As a side note, Governments are currently looking into how to make end-to-end encryption illegal. The implications are dire, and well outside the scope if this post.

It’s about the business model

Different companies will have different business models, but the prevailing one is to amass a lot of users, and then sell ads and/or user data. Perhaps, some sort of premium subscription is offered to avoid ads.

This model is only meaningful with a centralized system for attention and data collection. You have the added benefit of network effects, where lots of users will make the service more attractive, and you can implement easy entry/difficult exit to make people and customers stay longer. Vendor lock-in is also strong.

Building mesh style systems require a radically different business model. This could be payed subscriptions, grants, support contracts or similar.
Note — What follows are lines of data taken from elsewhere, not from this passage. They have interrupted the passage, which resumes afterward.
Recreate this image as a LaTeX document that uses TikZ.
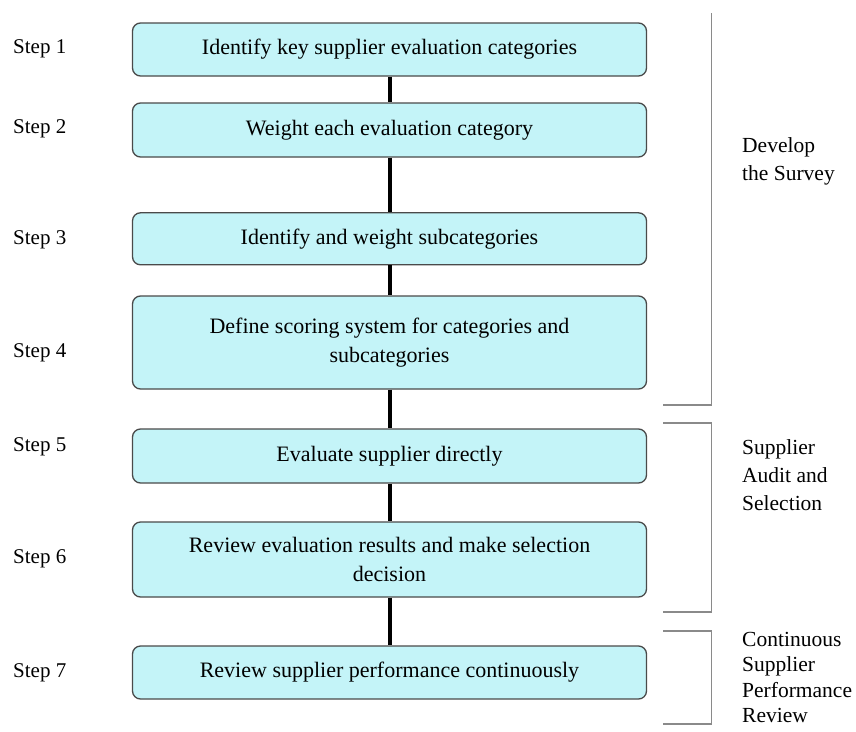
\documentclass[tikz,border=0pt]{standalone}
\usepackage{fontspec}
\setmainfont{Liberation Serif}
\definecolor{boxfill}{HTML}{C4F4F8}
\definecolor{boxline}{HTML}{4A4A4A}
\definecolor{brk}{HTML}{8A8A8A}
\begin{document}
\begin{tikzpicture}[x=1pt,y=-1pt,
  stepbox/.style={draw=boxline, line width=1.3pt, fill=boxfill, rounded corners=8pt,
    minimum width=514pt, inner sep=0pt, align=center,
    font=\fontsize{22}{29}\selectfont},
  steplabel/.style={anchor=west, inner sep=0pt, font=\fontsize{21}{24}\selectfont},
  grouplabel/.style={anchor=west, inner sep=0pt, align=left},
  link/.style={line width=4pt, black},
  bracket/.style={draw=brk, line width=1.8pt}]
\path[use as bounding box] (0,0) rectangle (856,731);

\node[stepbox, minimum height=53pt] (b1) at (389.5,49.5) {Identify key supplier evaluation categories};
\node[stepbox, minimum height=54pt] (b2) at (389.5,130) {Weight each evaluation category};
\node[stepbox, minimum height=52pt] (b3) at (389.5,238.8) {Identify and weight subcategories};
\node[stepbox, minimum height=93pt] (b4) at (389.5,342.5) {Define scoring system for categories and\\subcategories};
\node[stepbox, minimum height=54pt] (b5) at (389.5,456) {Evaluate supplier directly};
\node[stepbox, minimum height=75pt] (b6) at (389.5,559.5) {Review evaluation results and make selection\\decision};
\node[stepbox, minimum height=53pt] (b7) at (389.5,672.5) {Review supplier performance continuously};

\draw[link] (b1.south) -- (b2.north);
\draw[link] (b2.south) -- (b3.north);
\draw[link] (b3.south) -- (b4.north);
\draw[link] (b4.south) -- (b5.north);
\draw[link] (b5.south) -- (b6.north);
\draw[link] (b6.south) -- (b7.north);

\node[steplabel] (s1) at (13,49) {Step 1};
\node[steplabel] (s2) at (13,129) {Step 2};
\node[steplabel] (s3) at (13,240) {Step 3};
\node[steplabel] (s4) at (13,353) {Step 4};
\node[steplabel] (s5) at (13,447) {Step 5};
\node[steplabel] (s6) at (13,559) {Step 6};
\node[steplabel] (s7) at (13,673) {Step 7};

% brackets
\coordinate (k1a) at (711.5,13);
\coordinate (k1b) at (711.5,405);
\coordinate (k1c) at (663,405);
\draw[bracket] (k1a) -- (k1b) -- (k1c);
\coordinate (k2a) at (663,423);
\coordinate (k2b) at (711.5,423);
\coordinate (k2c) at (711.5,612);
\coordinate (k2d) at (663,612);
\draw[bracket] (k2a) -- (k2b) -- (k2c) -- (k2d);
\coordinate (k3a) at (663,631);
\coordinate (k3b) at (711.5,631);
\coordinate (k3c) at (711.5,724);
\coordinate (k3d) at (663,724);
\draw[bracket] (k3a) -- (k3b) -- (k3c) -- (k3d);

\node[grouplabel, font=\fontsize{21.5}{28}\selectfont] (g1) at (742,161) {Develop\\the Survey};
\node[grouplabel, font=\fontsize{21.5}{28}\selectfont] (g2) at (742,475) {Supplier\\Audit and\\Selection};
\node[grouplabel, font=\fontsize{21.5}{25.5}\selectfont] (g3) at (742,677.5) {Continuous\\Supplier\\Performance\\Review};
\end{tikzpicture}
\end{document}
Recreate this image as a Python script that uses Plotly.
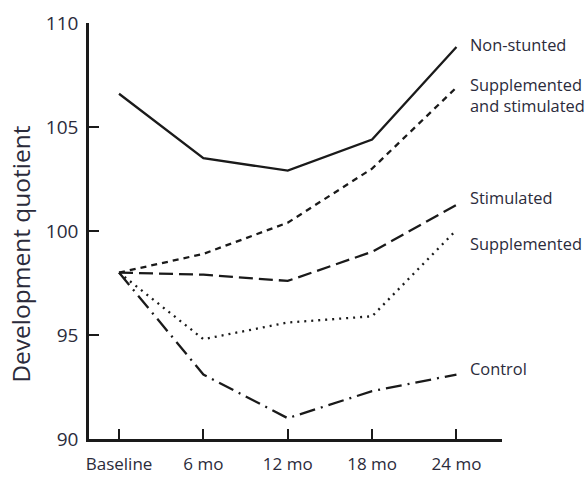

Emails is a very old invention from before the current internet, and SMS/telephone are very hardware focused, so these messenger system follow a different logic than what we see being used and developed for the internet today.

What about privacy?

To me, this is closely related to the question of trust. Will my data be misused?

If some company promises me that they will never look in my messages, and that all my data is end-to-end encrypted, do I trust them?

I see multiple layers to this question.

Do their business model even support privacy?
Are they known for high software quality?
Are they known for high standards of governance? and what about legal issues?
Even if they behave correctly now, what about the future?

Let’s unpack

If your business is to monetize off your users data, I would not trust your promises of privacy. Your definition of “privacy” would probably be very different from what is usually meant by the word.

Your company publishes an app that you want everybody to run. Why would I trust to install an app from you, on the device that follows me everywhere, handles my banking and is an integral part of my life? I know most people do not see it that way, but that is to trust your software a lot. Even if there are no intentional backdoors or questionable data collection, how do I know that your developer have done a good job? How do you detect corrupt behavior in your development team? This is a quality assurance question. You could present recurring auditing reports from 3rd party entities that I trust, or you could go open source and ask the public to verify your claims.

Next, we need to look at how the company handles data internally. In the case of non-E2E systems, we must look at all the data, and for E2E systems, we must consider the metadata. How do you prevent your employees from gaining and abusing access? You will do data mining of user data. Some companies do a lot, others a lot less. How do you ensure privacy when doing that? And, just to be clear, unless you dilute or do high level aggregation of your data, “anonymizing” is close to a non-existing concept.

There is a recurring follow up question to you internal data handling. How do you comply with requests from law enforcement? The company will of course abide by the law, and the real question is which jurisdiction you are in. Are you China, EU or US based? The rules governing US companies are not compatible with EU law.

The last point on the list is about the future.

Your company have a privacy-friendly business model, makes good software and have good data governance. What happens if the company get a new management maybe by going bankrupt, being sold, is taken over or a merger? New management might feel that they sit on a goldmine of data ripe for mining. Maybe you change jurisdiction.

Even if nothing happens to the specific company, laws will continuously be updated, also in more profound ways. We have not reached a point where standards, law enforcement and the legal system have found a general consensus and we have good predictability.

Let’s use whatsapp?

That was the question that triggered this post.

As you can see, I have not even looked at whatsapp specifically. They use some sort of star topology, make some promises about encryption and data handling, and you have to use their app. A quick google search show that they are owned by Meta. So I guess that settled any questions about the business model.

I am not on WhatsApp, and chances are that I never will. Not because they are WhatApp, I just don’t have the need and it must solve some real problem for me before I even consider it.

I do use some questionable messaging systems (including emails and SMS). It is fairly unavoidable, if you want to participate in this world.

My best recommendation is to spread data out between multiple entities and not put all eggs with one tech giant, and minimize the use of non-private systems.

And to the “I have nothing to hide” crowd, it is not about you, it is about the companies and why they collect your data.